Risk Retention, Risky Business?

By Scott Lynn

Basel III, HVCRE…all these new lending regulations that mean lenders are loaning me less and charging me more. Good grief!!! And now, Risk Retention Rules, well, what the heck is that?  Another new term you should be familiar with if you’re borrowing commercial real estate capital?  Indeed, the so-called “Risk Retention Rules” were adopted in late 2014, which will come into effect for CMBS and other asset-backed securities on December 24th, 2016. That is right around the corner, and the capital markets have been reacting.

risk-retention-commercial-real-estate

What is Risk Retention? Simply put, they are rules that require the issuer of CMBS securities to “retain risk in a bond offering significant enough to function as an incentive for the originator to monitor the quality of the loans being made”. The thesis is pretty simple; you’ll be darn careful about what you put into the sausage if you’re going to be required to buy and keep five slices of salami for every one hundred you sell.

Like all Rules, an EXEMPTION allows CMBS to pass off the risk retention piece (that is 5% of the salami) to an eligible third party, commonly known as the B Piece Buyer, who, by the way, must adhere to the risk retention rules, which means keeping the asset on their books and may even require the holder to post or pledge additional capital or reserves.

So, for now, Risk Retention has created two to CMBS players; Loan originators who intend to hold risk retention pieces and alternatively, those loan originators who plan to take advantage of the exemption and sell their risk retention pieces.

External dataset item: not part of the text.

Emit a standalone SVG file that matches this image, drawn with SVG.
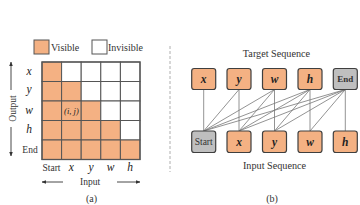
<svg xmlns="http://www.w3.org/2000/svg" width="360" height="205" viewBox="0 0 360 205">
<defs>
<style>
.t{font-family:"Liberation Serif","DejaVu Serif",serif;fill:#333;}
.it{font-family:"Liberation Serif","DejaVu Serif",serif;font-style:italic;fill:#222;}
.on{fill:#F4B183;stroke:#555;stroke-width:1;}
.off{fill:#fff;stroke:#555;stroke-width:1;}
.box{fill:#F4B183;stroke:#3f3f3f;stroke-width:1.2;}
.gbox{fill:#BFBFBF;stroke:#3f3f3f;stroke-width:1.2;}
.ax{stroke:#333;stroke-width:0.9;fill:none;}
.cn{stroke:#777;stroke-width:0.8;fill:none;}
</style>
<marker id="ah" viewBox="0 0 10 10" refX="9" refY="5" markerWidth="5" markerHeight="5" orient="auto-start-reverse">
<path d="M0,1 L10,5 L0,9 z" fill="#333"/>
</marker>
</defs>
<rect width="360" height="205" fill="#fff"/>

<!-- panel (a) -->
<g id="legend">
<rect x="34" y="40" width="15" height="14" class="on" stroke-width="1.2"/>
<text x="51" y="51" class="t" font-size="10">Visible</text>
<rect x="92" y="40" width="15" height="14" class="off" stroke-width="1.2"/>
<text x="108" y="51" class="t" font-size="10">Invisible</text>
</g>

<g id="grid">
<rect x="42" y="62" width="19.6" height="19.5" class="on"/>
<rect x="61.6" y="62" width="19.6" height="19.5" class="off"/>
<rect x="81.2" y="62" width="19.6" height="19.5" class="off"/>
<rect x="100.8" y="62" width="19.6" height="19.5" class="off"/>
<rect x="120.4" y="62" width="19.6" height="19.5" class="off"/>

<rect x="42" y="81.5" width="19.6" height="19.5" class="on"/>
<rect x="61.6" y="81.5" width="19.6" height="19.5" class="on"/>
<rect x="81.2" y="81.5" width="19.6" height="19.5" class="off"/>
<rect x="100.8" y="81.5" width="19.6" height="19.5" class="off"/>
<rect x="120.4" y="81.5" width="19.6" height="19.5" class="off"/>

<rect x="42" y="101" width="19.6" height="19.5" class="on"/>
<rect x="61.6" y="101" width="19.6" height="19.5" class="on"/>
<rect x="81.2" y="101" width="19.6" height="19.5" class="on"/>
<rect x="100.8" y="101" width="19.6" height="19.5" class="off"/>
<rect x="120.4" y="101" width="19.6" height="19.5" class="off"/>

<rect x="42" y="120.5" width="19.6" height="19.5" class="on"/>
<rect x="61.6" y="120.5" width="19.6" height="19.5" class="on"/>
<rect x="81.2" y="120.5" width="19.6" height="19.5" class="on"/>
<rect x="100.8" y="120.5" width="19.6" height="19.5" class="on"/>
<rect x="120.4" y="120.5" width="19.6" height="19.5" class="off"/>

<rect x="42" y="140" width="19.6" height="19.5" class="on"/>
<rect x="61.6" y="140" width="19.6" height="19.5" class="on"/>
<rect x="81.2" y="140" width="19.6" height="19.5" class="on"/>
<rect x="100.8" y="140" width="19.6" height="19.5" class="on"/>
<rect x="120.4" y="140" width="19.6" height="19.5" class="on"/>
<rect x="42" y="62" width="98" height="97.5" fill="none" stroke="#555" stroke-width="1.3"/>
<text x="71.4" y="114" class="it" font-size="8.5" text-anchor="middle" fill="#4a3220">(i, j)</text>
</g>

<g id="row-labels" text-anchor="middle">
<text x="29" y="75" class="it" font-size="11.5">x</text>
<text x="29" y="93" class="it" font-size="11.5">y</text>
<text x="29" y="114" class="it" font-size="11.5">w</text>
<text x="29" y="133" class="it" font-size="11.5">h</text>
<text x="30" y="152.5" class="t" font-size="9.5">End</text>
</g>

<g id="col-labels" text-anchor="middle">
<text x="51.5" y="171" class="t" font-size="9.5">Start</text>
<text x="71.4" y="171" class="it" font-size="11.5">x</text>
<text x="91" y="171" class="it" font-size="11.5">y</text>
<text x="110.6" y="171" class="it" font-size="11.5">w</text>
<text x="130.2" y="171" class="it" font-size="11.5">h</text>
</g>

<g id="axes">
<line x1="11" y1="90" x2="11" y2="62" class="ax" marker-end="url(#ah)"/>
<line x1="11" y1="127" x2="11" y2="156" class="ax" marker-end="url(#ah)"/>
<text x="11" y="113" class="t" font-size="9.5" text-anchor="middle" transform="rotate(-90 11 108.5)">Output</text>
<line x1="63" y1="182" x2="42" y2="182" class="ax" marker-end="url(#ah)"/>
<line x1="117" y1="182" x2="140" y2="182" class="ax" marker-end="url(#ah)"/>
<text x="90" y="185" class="t" font-size="9.5" text-anchor="middle">Input</text>
<text x="91.5" y="202" class="t" font-size="10" text-anchor="middle">(a)</text>
</g>

<line id="divider" x1="170" y1="46" x2="170" y2="172" stroke="#999" stroke-width="0.8" stroke-dasharray="3,2"/>

<!-- panel (b) -->
<text x="276.5" y="57" class="t" font-size="10.2" text-anchor="middle">Target Sequence</text>
<text x="274.5" y="169" class="t" font-size="10.2" text-anchor="middle">Input Sequence</text>
<text x="272" y="202" class="t" font-size="10" text-anchor="middle">(b)</text>

<g id="connectors">
<line x1="203.7" y1="89.5" x2="203.7" y2="131" class="cn"/>
<line x1="239" y1="89.5" x2="203.7" y2="131" class="cn"/>
<line x1="239" y1="89.5" x2="239" y2="131" class="cn"/>
<line x1="274.5" y1="89.5" x2="203.7" y2="131" class="cn"/>
<line x1="274.5" y1="89.5" x2="239" y2="131" class="cn"/>
<line x1="274.5" y1="89.5" x2="274.5" y2="131" class="cn"/>
<line x1="310" y1="89.5" x2="203.7" y2="131" class="cn"/>
<line x1="310" y1="89.5" x2="239" y2="131" class="cn"/>
<line x1="310" y1="89.5" x2="274.5" y2="131" class="cn"/>
<line x1="310" y1="89.5" x2="310" y2="131" class="cn"/>
<line x1="345.3" y1="89.5" x2="203.7" y2="131" class="cn"/>
<line x1="345.3" y1="89.5" x2="239" y2="131" class="cn"/>
<line x1="345.3" y1="89.5" x2="274.5" y2="131" class="cn"/>
<line x1="345.3" y1="89.5" x2="310" y2="131" class="cn"/>
<line x1="345.3" y1="89.5" x2="345.3" y2="131" class="cn"/>
</g>

<g id="t-x"><rect x="191.7" y="68.5" width="24" height="21" rx="2.5" class="box"/><text x="203.7" y="83" class="it" font-size="11.5" font-weight="bold" text-anchor="middle">x</text></g>
<g id="t-y"><rect x="227" y="68.5" width="24" height="21" rx="2.5" class="box"/><text x="239" y="83" class="it" font-size="11.5" font-weight="bold" text-anchor="middle">y</text></g>
<g id="t-w"><rect x="262.5" y="68.5" width="24" height="21" rx="2.5" class="box"/><text x="274.5" y="83" class="it" font-size="11.5" font-weight="bold" text-anchor="middle">w</text></g>
<g id="t-h"><rect x="298" y="68.5" width="24" height="21" rx="2.5" class="box"/><text x="310" y="83" class="it" font-size="11.5" font-weight="bold" text-anchor="middle">h</text></g>
<g id="t-end"><rect x="333.3" y="68.5" width="24" height="21" rx="2.5" class="gbox"/><text x="345.3" y="82.3" class="t" font-size="9" font-weight="bold" text-anchor="middle">End</text></g>

<g id="i-start"><rect x="191.7" y="131" width="24" height="21.5" rx="2.5" class="gbox"/><text x="203.7" y="145" class="t" font-size="9.5" text-anchor="middle">Start</text></g>
<g id="i-x"><rect x="227" y="131" width="24" height="21.5" rx="2.5" class="box"/><text x="239" y="145.5" class="it" font-size="11.5" font-weight="bold" text-anchor="middle">x</text></g>
<g id="i-y"><rect x="262.5" y="131" width="24" height="21.5" rx="2.5" class="box"/><text x="274.5" y="145.5" class="it" font-size="11.5" font-weight="bold" text-anchor="middle">y</text></g>
<g id="i-w"><rect x="298" y="131" width="24" height="21.5" rx="2.5" class="box"/><text x="310" y="145.5" class="it" font-size="11.5" font-weight="bold" text-anchor="middle">w</text></g>
<g id="i-h"><rect x="333.3" y="131" width="24" height="21.5" rx="2.5" class="box"/><text x="345.3" y="145.5" class="it" font-size="11.5" font-weight="bold" text-anchor="middle">h</text></g>
</svg>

Adherence to and acceptance of the Risk Retention Rules has been the primary factor behind the recent CMBS market turbulence and pull back. CMBS origination volumes are down. Players are pricing the risk of keeping inventory on their books. The evolving pricing theme seems to be those that are keeping the risk are lending more conservatively, albeit at lower spreads. On the contrary, those selling off the risk might “stretch” for slightly more loan proceeds but will charge a spread that compensates for the extra risk on proceeds, as well as the risk associated with holding the investment on the books of the ultimate bond holder. No surprise; we’ve seen many of our friends on Wall Street and the CMBS world in motion lately as they are jumping ship to a platform that can buy their own B Pieces or they are out raising new FUNDS to buy the B Pieces or they have folded their tent altogether and exited the CMBS market because of the increasing regulation and low margins.

As the world turns, count on the CMBS world to do the same for the time being. Notwithstanding, CMBS remains a viable option for favorably priced, long-term, fixed rate debt, even with the market turbulence and changing regulatory environment.

Risky Business? Not so much, but risk retention is here to stay.